My interpretation of this work as a dreamscape may be due partly to my own affiliation with the psyche and its conscious and unconscious counter parts, which, my own artwork often refers to. The imagery in the drawings conjurers up a sense of being in another world; not in a kitsch, sci-fi way, but on a deeper level, which, to me, hints at Jungian psychology and cosmology. Carl Jung describes how the psyche exists as an objective part of nature and is subject to the same laws that govern the universe. It is predominantly through the unconscious that this parallel exists and therefore it is only in dreams where such mysteries are played out. Here in Fiction Bound I got a sense of looking through a telescope upon a different world; a world that wasn’t particularly physical but more psychological. A place where images from the depths of the unconscious are awakened and revived. The multiple figures, indistinguishable from one another, I read as the collective unconscious: the part universal to every human. The landscape’s alien prowess, enhanced by the circular telescopic framing, I interpret as the unconscious realm which we are all attached to: a place that holds a lingering familiarity, whilst, at the same time, being vastly distant from our own reality. It was around the same time I saw this exhibition that I was researching and becoming interested in Jung’s theology and the relationship between the unconscious and the cosmos, and, it is probably for this reason, that I drew such a strong association between the two.

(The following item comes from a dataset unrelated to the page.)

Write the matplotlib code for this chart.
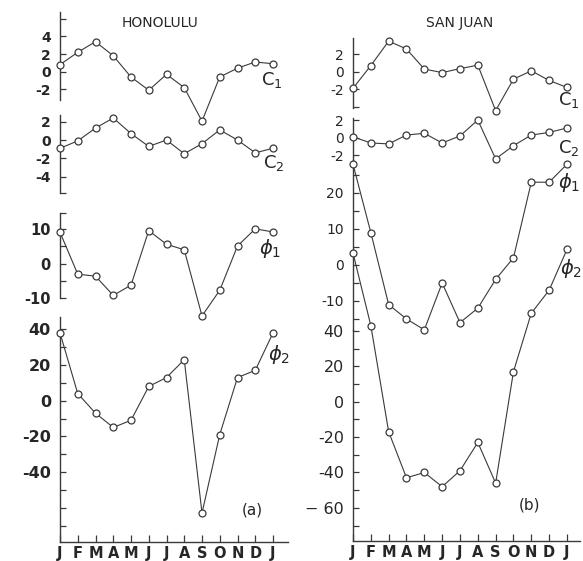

When I read more into Myers’ explanation of the themes around her work, it became clear that her main focus was the concept of drawing itself. Initially I was frustrated with this description as I felt it oversimplified and devalued the content of the work. How can a piece of art-work so psychologically, spiritually and emotionally charged be about something as “easy” as the boundaries of the drawing process? It was only after, as I read on, that I realised that keeping this focus of “drawing” central and deliberately downplaying the ambiguous imagery in her account, had been a very clever and intentional tactic. In her words I am interested in how each viewer can perceive the piece differently, drawing their own associations from the suggestive imagery and trying to locate a narrative. Experiencing the work myself, had lead me on a tangent into psychological cosmology and dreams. If this particular theme had been the artist’s initial intention, I doubt the same air of authenticity would have come across. Myers’ own bias, intent and beliefs may have contaminated the viewer’s perception. It is the works deliberate ambiguity that makes it so accessible and intriguing.